One of the most important decisions on anti-trust damages actions was handed down by the UK Court of Appeal this week. Emerald Suppliers & Others v British Airways is a follow-on claim arising from the air cargo cartel; it involves more than 500 claimants with damages asserted of more than £1 billion. British Airways made a number of claims for contribution/indemnity from other airlines, meaning that there were a large number of CPR Part 20 defendant airlines. We represented two of the Part 20 airlines (and won).
There were two key issues before the Court:
Should claims for unlawful means conspiracy and interference with business by unlawful means be struck out? The Court decided that these claims should be struck out because neither BA nor any of the Part 20 airlines could have possessed the requisite intention to injure an identifiable claimant or class of claimants. Allowing economic torts of this sort to extend to unidentifiable persons would give rise to undesirable results and would dilute the concept of intention.
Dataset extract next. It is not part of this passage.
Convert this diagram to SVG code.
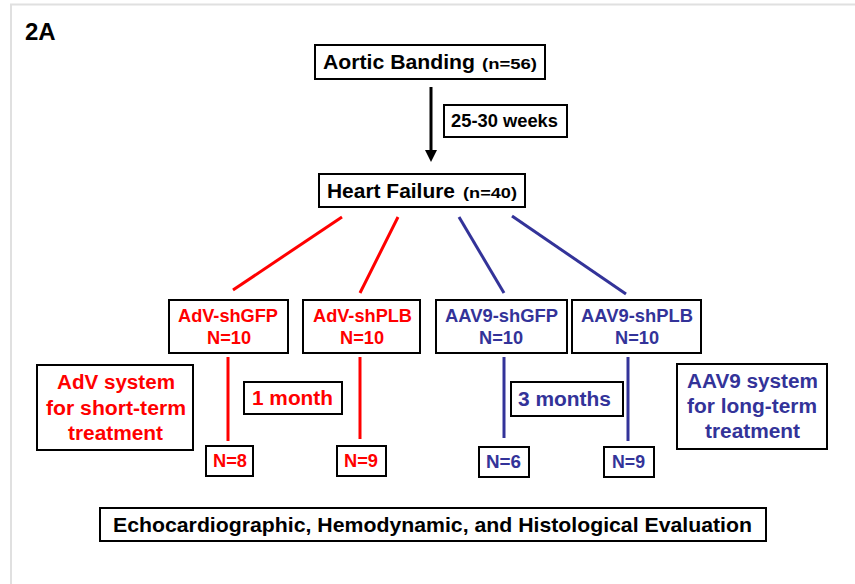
<svg xmlns="http://www.w3.org/2000/svg" width="855" height="584" viewBox="0 0 855 584">
<defs>
<style>
text{font-family:"Liberation Sans",Arial,sans-serif;font-weight:bold}
.box{fill:#fff;stroke:#000;stroke-width:2}
.r{fill:#ff0000}
.b{fill:#333399}
.k{fill:#000}
.lr{stroke:#ff0000;stroke-width:3;fill:none}
.lb{stroke:#333399;stroke-width:3;fill:none}
.f16{font-size:17.5px}
.f19{font-size:19.5px}
.ev{font-family:"Liberation Sans Narrow","Liberation Sans",Arial,sans-serif;font-size:21px}
</style>
</defs>
<rect x="0" y="0" width="855" height="584" fill="#fff"/>
<path d="M11,584 V4.5 H855" fill="none" stroke="#e0e0e0" stroke-width="2"/>
<text x="25" y="40" class="k" style="font-size:24px">2A</text>

<g id="connectors">
<line x1="431" y1="87" x2="431" y2="152" stroke="#000" stroke-width="3"/>
<path d="M425,150 L437,150 L431,162 Z" fill="#000"/>
<line class="lr" x1="342" y1="217" x2="233" y2="290"/>
<line class="lr" x1="398" y1="217" x2="360" y2="293"/>
<line class="lb" x1="459" y1="217" x2="504" y2="293"/>
<line class="lb" x1="512" y1="216" x2="626" y2="294"/>
<line class="lr" x1="228" y1="357" x2="228" y2="441"/>
<line class="lr" x1="360" y1="357" x2="360" y2="439"/>
<line class="lb" x1="504" y1="357" x2="504" y2="438"/>
<line class="lb" x1="628" y1="357" x2="628" y2="441"/>
</g>

<g id="aortic-banding">
<rect class="box" x="315" y="45" width="230" height="34"/>
<text x="323" y="69" class="k" style="font-size:19.5px" textLength="152" lengthAdjust="spacingAndGlyphs">Aortic Banding</text>
<text x="482" y="69" class="k" style="font-size:14.5px" textLength="55" lengthAdjust="spacingAndGlyphs">(n=56)</text>
</g>
<g id="weeks">
<rect class="box" x="444" y="105" width="123" height="32"/>
<text x="451" y="127" class="k f16" textLength="107" lengthAdjust="spacingAndGlyphs">25-30 weeks</text>
</g>
<g id="heart-failure">
<rect class="box" x="319" y="174" width="206" height="33"/>
<text x="327" y="198" class="k" style="font-size:19.5px" textLength="128" lengthAdjust="spacingAndGlyphs">Heart Failure</text>
<text x="463" y="198" class="k" style="font-size:14.5px" textLength="54" lengthAdjust="spacingAndGlyphs">(n=40)</text>
</g>

<g id="adv-shgfp">
<rect class="box" x="169" y="300" width="119" height="53"/>
<text x="178" y="322" class="r f16" textLength="100" lengthAdjust="spacingAndGlyphs">AdV-shGFP</text>
<text x="207" y="344" class="r f16" textLength="44" lengthAdjust="spacingAndGlyphs">N=10</text>
</g>
<g id="adv-shplb">
<rect class="box" x="303" y="300" width="117" height="53"/>
<text x="313" y="322" class="r f16" textLength="99" lengthAdjust="spacingAndGlyphs">AdV-shPLB</text>
<text x="340" y="344" class="r f16" textLength="44" lengthAdjust="spacingAndGlyphs">N=10</text>
</g>
<g id="aav9-shgfp">
<rect class="box" x="436" y="300" width="131" height="53"/>
<text x="445" y="322" class="b f16" textLength="113" lengthAdjust="spacingAndGlyphs">AAV9-shGFP</text>
<text x="479" y="344" class="b f16" textLength="44" lengthAdjust="spacingAndGlyphs">N=10</text>
</g>
<g id="aav9-shplb">
<rect class="box" x="572" y="300" width="129" height="53"/>
<text x="581" y="322" class="b f16" textLength="112" lengthAdjust="spacingAndGlyphs">AAV9-shPLB</text>
<text x="615" y="344" class="b f16" textLength="44" lengthAdjust="spacingAndGlyphs">N=10</text>
</g>

<g id="adv-system">
<rect class="box" x="37" y="365" width="156" height="85"/>
<text x="57" y="389" class="r f19" textLength="118" lengthAdjust="spacingAndGlyphs">AdV system</text>
<text x="46" y="415" class="r f19" textLength="140" lengthAdjust="spacingAndGlyphs">for short-term</text>
<text x="68" y="440" class="r f19" textLength="95" lengthAdjust="spacingAndGlyphs">treatment</text>
</g>
<g id="one-month">
<rect class="box" x="244" y="382" width="98" height="32"/>
<text x="252" y="405" class="r f19" textLength="81" lengthAdjust="spacingAndGlyphs">1 month</text>
</g>
<g id="three-months">
<rect class="box" x="511" y="382" width="112" height="34"/>
<text x="518" y="406" class="b f19" textLength="93" lengthAdjust="spacingAndGlyphs">3 months</text>
</g>
<g id="aav9-system">
<rect class="box" x="677" y="364" width="150" height="85"/>
<text x="687" y="388" class="b f19" textLength="131" lengthAdjust="spacingAndGlyphs">AAV9 system</text>
<text x="687" y="413" class="b f19" textLength="130" lengthAdjust="spacingAndGlyphs">for long-term</text>
<text x="705" y="438" class="b f19" textLength="95" lengthAdjust="spacingAndGlyphs">treatment</text>
</g>

<g id="n8">
<rect class="box" x="206" y="446" width="47" height="30"/>
<text x="213" y="467" class="r f16" textLength="34" lengthAdjust="spacingAndGlyphs">N=8</text>
</g>
<g id="n9-red">
<rect class="box" x="337" y="446" width="49" height="30"/>
<text x="344" y="467" class="r f16" textLength="34" lengthAdjust="spacingAndGlyphs">N=9</text>
</g>
<g id="n6">
<rect class="box" x="479" y="447" width="50" height="30"/>
<text x="486" y="468" class="b f16" textLength="35" lengthAdjust="spacingAndGlyphs">N=6</text>
</g>
<g id="n9-blue">
<rect class="box" x="604" y="447" width="50" height="30"/>
<text x="612" y="468" class="b f16" textLength="33" lengthAdjust="spacingAndGlyphs">N=9</text>
</g>

<g id="evaluation">
<rect class="box" x="100" y="508" width="666" height="33"/>
<text x="113" y="531.5" class="k ev" textLength="639" lengthAdjust="spacingAndGlyphs">Echocardiographic, Hemodynamic, and Histological Evaluation</text>
</g>
</svg>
At the lower court, the claimants were successful in securing an order for the disclosure of the unredacted version of the EU Commission's cartel infringement decision. The Court of Appeal reversed that decision on the basis that such disclosure would infringe their Pergan rights: ie the rights of non-addressees of EU Commission decisions, but whose names appear in such decision, to the presumption of innocence and protection of their professional secrets.
As it now stands, the claimants' common law claims cannot continue and they must rely on statutory breach as a cause of action. The decision on Pergan rights will also tend to narrow the likely scope of defendants who are actively pursued. Permission to appeal will almost certainly be sought.